Sunday, November 22, 2009

"If art isn't playful, it's nothing." David Hockney


It seems that I am still struggling to understand the problems of perspective and how they relate to Cubism when David Hockney comes along and explains it so well I can finally get it through my thick, many-sided head. Above is Picasso's Portrait of Emilie-Marguerite Walter, 1939, alongside her photo.

Hockney asserts that the "major problem with traditional perspective, as it was developed in fifteenth-century European painting and persists to this day in the approach of most standard photography, is that it stops time. For perspective to be fixed, time has stopped and hence space has become frozen, petrified. Perspective takes away the body of the viewer. You have a fixed point, you have no movement; in short you are not there, really. That is the problem. Photography hankers after the the condition of the neutral observer. But here can be no such thing as a neutral observer. For something to be seen, it has to be looked at by somebody, and any true and real depiction should be an account of the experience of that looking." (from David Hockney, A Retrospective by Tuchman and Barron.
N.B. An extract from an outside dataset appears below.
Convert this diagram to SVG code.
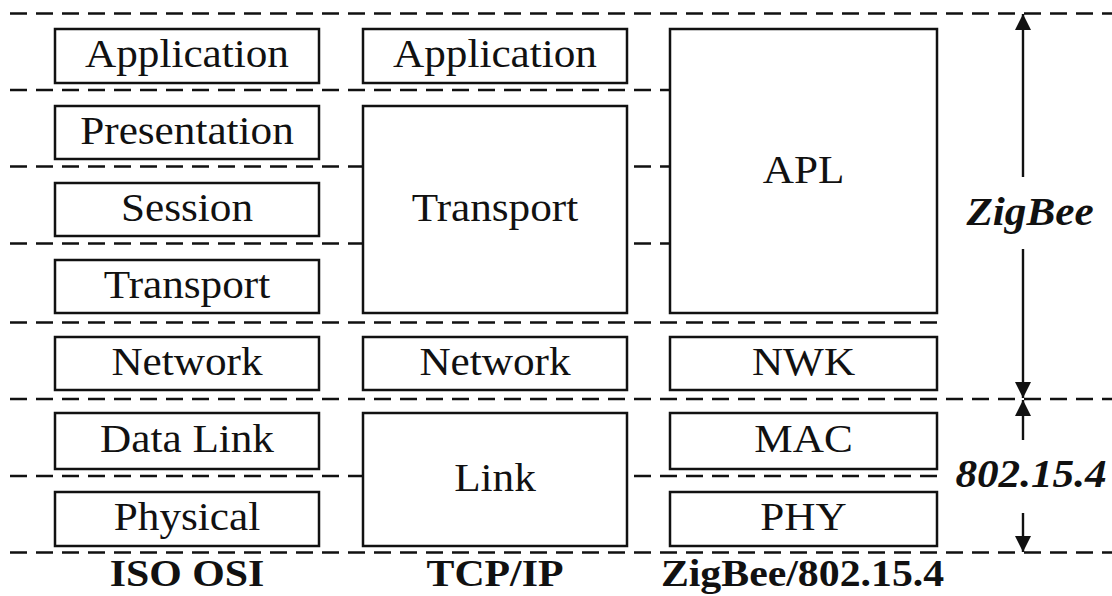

As he explains in much more detail, there's really no going back once you understand that the viewer is part of the view, or as Juan Gris said that "Cubism wasn't a style, it's a way of life." He also points to the words of Pierre Daix who explained that this revolution in the understanding of pictorial space was "in all probability linked to the simultaneous fact that physics was simultaneously destroying our three-dimensional space time perception." (from Neuchatel: Ides et Calendes, 1979, 184; translation: "Vogue par David Hockney," Vogue, Paris, Dec. 1985-Jan. 1986. 256.

Endless inventive, Hockney has been finding new ways to break up space, eliminate borders and include the viewer for decades now. And in all this, he sees a way to be free and play, without the constrictions of one-point perspective. Not sure if I'm encouraged or discouraged by all this ability and originality. What do you think?